Source data:
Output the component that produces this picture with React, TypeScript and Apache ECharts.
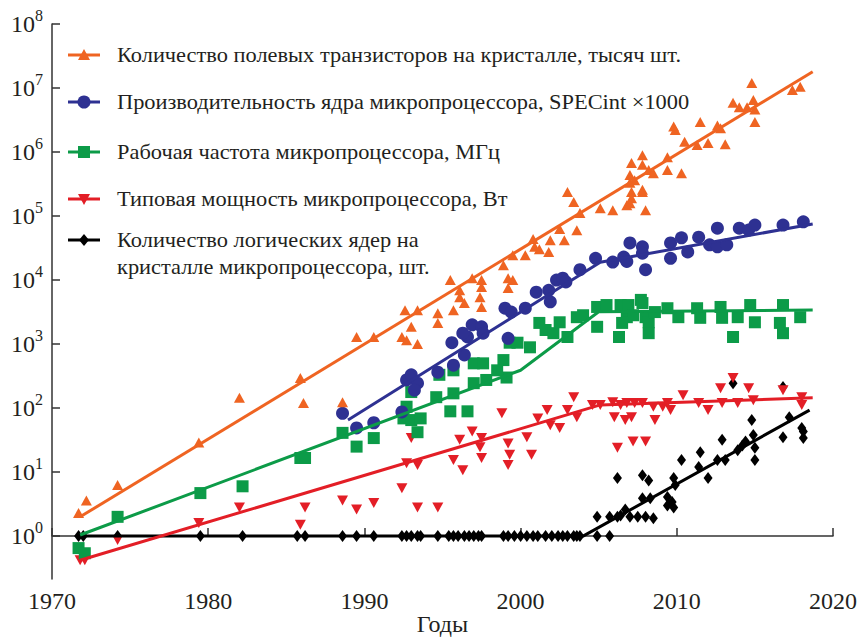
import { useEffect, useRef } from "react";
import * as echarts from "echarts";

type Pt = [number, number];

// Transistor count per die, thousands
const transistors: Pt[] = [
  [1971.7, 2.3], [1972.2, 3.6], [1974.2, 6.3], [1979.4, 29], [1982.0, 145],
  [1985.9, 295], [1986.1, 120], [1988.6, 123], [1989.5, 1290], [1990.6, 1290],
  [1992.4, 1290], [1992.6, 3390], [1992.7, 1150], [1993.0, 1860], [1993.4, 3390],
  [1993.4, 1000], [1994.7, 3020], [1994.7, 2140], [1995.7, 3390], [1996.4, 4370],
  [1997.5, 3800], [1996.1, 5370], [1997.4, 5370], [1996.1, 6920], [1997.5, 7760],
  [1999.2, 7500], [1995.5, 10000], [1996.9, 10700], [1997.5, 10000], [1999.2, 10700],
  [1999.5, 10000], [1998.9, 17000], [1999.5, 24500], [2000.3, 24500], [2000.9, 33000],
  [2001.2, 30200], [2001.8, 27500], [2000.8, 43700], [2001.9, 41700], [2002.8, 41700],
  [2002.5, 63000], [2003.6, 60000], [2003.8, 112000], [2003.0, 237000], [2003.4, 166000],
  [2005.1, 132000], [2005.9, 123000], [2006.8, 148000], [2007.0, 158000], [2008.0, 123000],
  [2007.1, 237000], [2007.8, 237000], [2007.1, 190000], [2007.8, 257000], [2007.0, 331000],
  [2007.3, 363000], [2007.0, 437000], [2008.2, 525000], [2008.5, 468000], [2009.4, 525000],
  [2010.3, 468000], [2007.1, 676000], [2007.8, 631000], [2007.8, 891000], [2009.4, 832000],
  [2010.5, 1.45e6], [2011.3, 1.29e6], [2012.0, 1.38e6], [2013.1, 1.32e6], [2009.8, 2.5e6],
  [2009.9, 2.2e6], [2011.5, 2.95e6], [2012.6, 2.6e6], [2012.8, 2.35e6], [2015.0, 2.95e6],
  [2013.6, 5.9e6], [2014.0, 5.0e6], [2014.5, 5.0e6], [2014.9, 6.5e6], [2015.0, 4.6e6],
  [2014.8, 1.2e7], [2017.4, 9.3e6], [2017.9, 1.05e7],
];

// Single-thread performance, SPECint x1000
const specint: Pt[] = [
  [1988.6, 83], [1989.5, 49], [1990.6, 59], [1992.4, 87], [1992.7, 275], [1993.0, 331],
  [1993.4, 245], [1993.2, 190], [1994.7, 363], [1995.7, 468], [1996.4, 676], [1995.6, 1050],
  [1996.6, 1290], [1996.9, 2000], [1997.5, 1860], [1997.6, 1480], [1996.3, 1480], [1999.2, 1230],
  [1999.0, 3630], [1999.4, 3160], [2000.3, 3630], [2001.0, 6460], [2001.8, 6920], [2001.9, 4570],
  [2002.3, 10000], [2002.7, 10700], [2002.9, 9330], [2003.8, 14500], [2004.8, 21900], [2005.9, 19100],
  [2006.6, 22900], [2007.0, 38000], [2006.8, 19500], [2007.8, 33000], [2007.8, 26300], [2008.0, 14500],
  [2009.6, 38000], [2009.6, 21900], [2010.3, 45700], [2010.7, 27500], [2011.4, 46800], [2012.1, 35500],
  [2012.6, 64600], [2012.6, 33100], [2013.2, 35500], [2014.0, 64600], [2014.6, 60300], [2015.0, 72400],
  [2016.8, 72400], [2018.1, 81300],
];

// Clock frequency, MHz
const frequency: Pt[] = [
  [1971.7, 0.65], [1972.1, 0.54], [1974.2, 2.0], [1979.5, 4.7], [1982.2, 6.0], [1985.9, 16.6],
  [1986.2, 16.6], [1988.6, 41], [1989.5, 25], [1990.6, 34], [1992.5, 69], [1992.7, 105],
  [1993.0, 65], [1993.6, 69], [1993.4, 42], [1993.0, 178], [1994.6, 148], [1995.7, 170],
  [1997.0, 245], [1997.8, 275], [1999.1, 300], [1995.5, 89], [1996.6, 89], [1994.8, 331],
  [1995.7, 389], [1997.0, 500], [1997.6, 500], [1998.9, 562], [1998.5, 389], [1999.3, 1050],
  [1999.8, 1050], [2000.6, 890], [2001.2, 2140], [2001.6, 1660], [2002.1, 1480], [2003.0, 1290],
  [2002.5, 2190], [2003.6, 2630], [2004.0, 2820], [2004.9, 3800], [2005.5, 4070], [2006.4, 4070],
  [2006.8, 2630], [2004.9, 1860], [2006.3, 1290], [2006.9, 4070], [2007.2, 2820], [2007.7, 4900],
  [2007.8, 4370], [2008.0, 2630], [2008.2, 2190], [2008.2, 1480], [2006.5, 2140], [2008.6, 3160],
  [2009.4, 3630], [2010.1, 2630], [2011.3, 3630], [2011.5, 2570], [2012.8, 3800], [2012.9, 2570],
  [2013.6, 1290], [2013.9, 2630], [2014.7, 4070], [2015.0, 2190], [2016.8, 4070], [2016.6, 2140],
  [2016.8, 1480], [2017.9, 2630],
];

// Typical power, W
const power: Pt[] = [
  [1971.8, 0.42], [1972.1, 0.42], [1974.2, 0.87], [1979.4, 1.6], [1982.0, 2.8], [1985.9, 1.5],
  [1986.2, 2.8], [1988.6, 3.6], [1989.5, 2.6], [1990.6, 3.3], [1992.4, 5.6], [1992.7, 13.8],
  [1993.4, 12.9], [1993.0, 34], [1993.4, 2.8], [1994.7, 2.8], [1995.7, 15.5], [1996.3, 10.7],
  [1996.1, 32], [1996.9, 43], [1997.5, 16.6], [1997.4, 24.5], [1997.5, 34], [1998.8, 83],
  [1999.2, 28], [1999.3, 18.6], [1999.2, 12.9], [2000.4, 35], [2000.7, 18.6], [2001.1, 69],
  [2001.7, 93], [2001.9, 54], [2002.5, 49], [2003.0, 93], [2003.4, 148], [2003.6, 72],
  [2004.6, 112], [2005.1, 112], [2005.9, 123], [2006.4, 112], [2006.2, 24], [2006.0, 72],
  [2006.8, 120], [2007.3, 120], [2007.8, 120], [2008.5, 105], [2008.6, 65], [2007.1, 72],
  [2006.7, 65], [2007.2, 30], [2008.0, 30], [2009.4, 120], [2009.6, 93], [2009.1, 105],
  [2010.4, 158], [2011.4, 120], [2012.0, 93], [2012.8, 204], [2012.9, 120], [2013.6, 295],
  [2013.9, 120], [2014.6, 204], [2014.9, 132], [2016.8, 190], [2018.0, 148], [2018.0, 112],
];

// Logical cores per die
const cores: Pt[] = [
  [1971.7, 1], [1972.0, 1], [1974.2, 1], [1979.5, 1], [1982.2, 1], [1985.7, 1], [1986.2, 1],
  [1988.6, 1], [1989.5, 1], [1990.6, 1], [1992.4, 1], [1992.7, 1], [1993.0, 1], [1993.4, 1],
  [1993.6, 1], [1994.7, 1], [1995.4, 1], [1995.7, 1], [1996.0, 1], [1996.4, 1], [1996.7, 1],
  [1997.0, 1], [1997.3, 1], [1997.5, 1], [1998.9, 1], [1999.2, 1], [1999.6, 1], [2000.0, 1],
  [2000.4, 1], [2000.8, 1], [2001.1, 1], [2001.6, 1], [2002.0, 1], [2002.4, 1], [2002.7, 1],
  [2003.0, 1], [2003.4, 1], [2003.6, 1], [2003.8, 1], [2004.9, 1], [2005.7, 1],
  [2004.9, 2], [2005.7, 2], [2006.2, 2], [2006.4, 2.1], [2006.2, 8.1], [2006.7, 2.6],
  [2007.0, 2], [2007.5, 2], [2008.0, 2], [2008.5, 1.9], [2007.8, 3.9], [2008.3, 3.9],
  [2007.8, 8.9], [2008.2, 7.4], [2009.4, 4.1], [2009.7, 3.4], [2009.8, 2.8], [2009.4, 3.0],
  [2009.8, 8.1], [2009.9, 6.3], [2010.3, 15.5], [2011.5, 20.4], [2011.4, 12], [2012.0, 8.1],
  [2012.6, 15.5], [2012.9, 32], [2013.1, 15.5], [2013.9, 22], [2014.2, 26], [2014.4, 30],
  [2014.8, 65], [2014.9, 38], [2015.0, 24], [2015.0, 15.5], [2013.6, 245], [2016.8, 214],
  [2016.8, 35], [2017.2, 72], [2018.0, 49], [2018.1, 43], [2018.1, 34],
];

// Trend lines (break points)
const transistorsTrend: Pt[] = [[1971.8, 2.0], [2018.7, 1.8e7]];
const specintTrend: Pt[] = [[1988.95, 65], [2005.1, 19000], [2018.7, 75000]];
const frequencyTrend: Pt[] = [[1971.8, 1.04], [2000.0, 390], [2005.0, 3200], [2018.7, 3400]];
const powerTrend: Pt[] = [[1971.8, 0.42], [2005.1, 112], [2018.7, 145]];
const coresTrend: Pt[] = [[1971.8, 1], [2004.0, 1], [2018.5, 93]];

const legendNames = [
  "Количество полевых транзисторов на кристалле, тысяч шт.",
  "Производительность ядра микропроцессора, SPECint ×1000",
  "Рабочая частота микропроцессора, МГц",
  "Типовая мощность микропроцессора, Вт",
  "Количество логических ядер на\nкристалле микропроцессора, шт.",
];

const yExponents = [0, 1, 2, 3, 4, 5, 6, 7, 8];
const xAxisName = "Годы";

const SERIF = '"Liberation Serif", "Times New Roman", "DejaVu Serif", serif';
const INK = "#231f20";
const ORANGE = "#ef6422";
const BLUE = "#2e3192";
const GREEN = "#0c9b48";
const RED = "#e31e26";
const BLACK = "#000000";

const toLog = (pts: Pt[]) => pts.map(([x, v]) => [x, Math.log10(v)]);

function legendGraphic() {
  const lx1 = 68;
  const lx2 = 100;
  const cx = 84;
  const tx = 117;
  const rows = [55, 102, 152, 199, 240];
  const colors = [ORANGE, BLUE, GREEN, RED, BLACK];
  const els: any[] = [];
  rows.forEach((y, i) => {
    els.push({
      type: "line",
      shape: { x1: lx1, y1: y, x2: lx2, y2: y },
      style: { stroke: colors[i], lineWidth: 3 },
    });
  });
  // markers
  els.push({ type: "polygon", shape: { points: [[cx - 6, rows[0] + 5], [cx + 6, rows[0] + 5], [cx, rows[0] - 6]] }, style: { fill: ORANGE } });
  els.push({ type: "circle", shape: { cx, cy: rows[1], r: 6.5 }, style: { fill: BLUE } });
  els.push({ type: "rect", shape: { x: cx - 6, y: rows[2] - 6, width: 12, height: 12 }, style: { fill: GREEN } });
  els.push({ type: "polygon", shape: { points: [[cx - 6, rows[3] - 5], [cx + 6, rows[3] - 5], [cx, rows[3] + 6]] }, style: { fill: RED } });
  els.push({ type: "polygon", shape: { points: [[cx, rows[4] - 6], [cx + 5, rows[4]], [cx, rows[4] + 6], [cx - 5, rows[4]]] }, style: { fill: BLACK } });
  legendNames.forEach((t, i) => {
    const multi = t.includes("\n");
    els.push({
      type: "text",
      x: tx,
      y: multi ? rows[i] - 13.5 : rows[i],
      scaleX: 1.12,
      style: {
        text: t,
        fontFamily: SERIF,
        fontSize: 20,
        lineHeight: 27,
        fill: INK,
        align: "left",
        verticalAlign: multi ? "top" : "middle",
      },
    });
  });
  return els;
}

export default function App() {
  const ref = useRef<HTMLDivElement>(null);

  useEffect(() => {
    if (!ref.current) return;
    const chart = echarts.init(ref.current, undefined, { renderer: "svg" });

    const scatter = (data: Pt[], color: string, symbol: string, size: any, rotate = 0) => ({
      type: "scatter",
      data: toLog(data),
      symbol,
      symbolSize: size,
      symbolRotate: rotate,
      itemStyle: { color, opacity: 1 },
      z: 2,
      silent: true,
    });
    const trend = (data: Pt[], color: string) => ({
      type: "line",
      data: toLog(data),
      symbol: "none",
      showSymbol: false,
      lineStyle: { color, width: 3 },
      z: 3,
      silent: true,
    });

    chart.setOption({
      animation: false,
      backgroundColor: "#ffffff",
      grid: { left: 52, right: 30, top: 24, bottom: 61, containLabel: false, outerBoundsMode: "none" },
      xAxis: {
        type: "value",
        min: 1970,
        max: 2020,
        interval: 10,
        name: xAxisName,
        nameLocation: "middle",
        nameGap: 33,
        nameMoveOverlap: false,
        nameTextStyle: { fontFamily: SERIF, fontSize: 24, color: INK, lineHeight: 24 },
        axisLine: { lineStyle: { color: "#333", width: 1.5 } },
        axisTick: { inside: true, length: 8, lineStyle: { color: "#333", width: 1.5 } },
        axisLabel: { fontFamily: SERIF, fontSize: 24, color: INK, margin: 10, formatter: (v: number) => String(v) },
        splitLine: { show: false },
      },
      yAxis: {
        type: "value",
        min: -0.67,
        max: 8,
        axisLine: { show: true, lineStyle: { color: "#333", width: 1.5 } },
        axisTick: { inside: true, length: 8, customValues: yExponents, lineStyle: { color: "#333", width: 1.5 } },
        axisLabel: {
          customValues: yExponents,
          margin: 9,
          formatter: (v: number) => `{b|10}{s|${Math.round(v)}}`,
          rich: {
            b: { fontFamily: SERIF, fontSize: 24, color: INK, lineHeight: 34 },
            s: { fontFamily: SERIF, fontSize: 16, color: INK, verticalAlign: "top", lineHeight: 20 },
          },
        },
        splitLine: { show: false },
      },
      series: [
        scatter(cores, BLACK, "diamond", [9, 12]),
        scatter(power, RED, "triangle", [11, 10], 180),
        scatter(frequency, GREEN, "rect", 12),
        scatter(specint, BLUE, "circle", 13),
        scatter(transistors, ORANGE, "triangle", [11, 10]),
        trend(coresTrend, BLACK),
        trend(powerTrend, RED),
        trend(frequencyTrend, GREEN),
        trend(specintTrend, BLUE),
        trend(transistorsTrend, ORANGE),
      ],
      graphic: legendGraphic(),
    });

    return () => chart.dispose();
  }, []);

  return (
    <div
      ref={ref}
      style={{ position: "fixed", left: 0, top: 0, width: "863px", height: "640px", background: "#fff" }}
    />
  );
}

Work to do: Take the lines from the start of the material to the line with "type Pt = [number, number];", both included, and transcribe them exactly without the pictures.

Result of this task:
Output the component that produces this picture with React, TypeScript and Apache ECharts.
import { useEffect, useRef } from "react";
import * as echarts from "echarts";

type Pt = [number, number];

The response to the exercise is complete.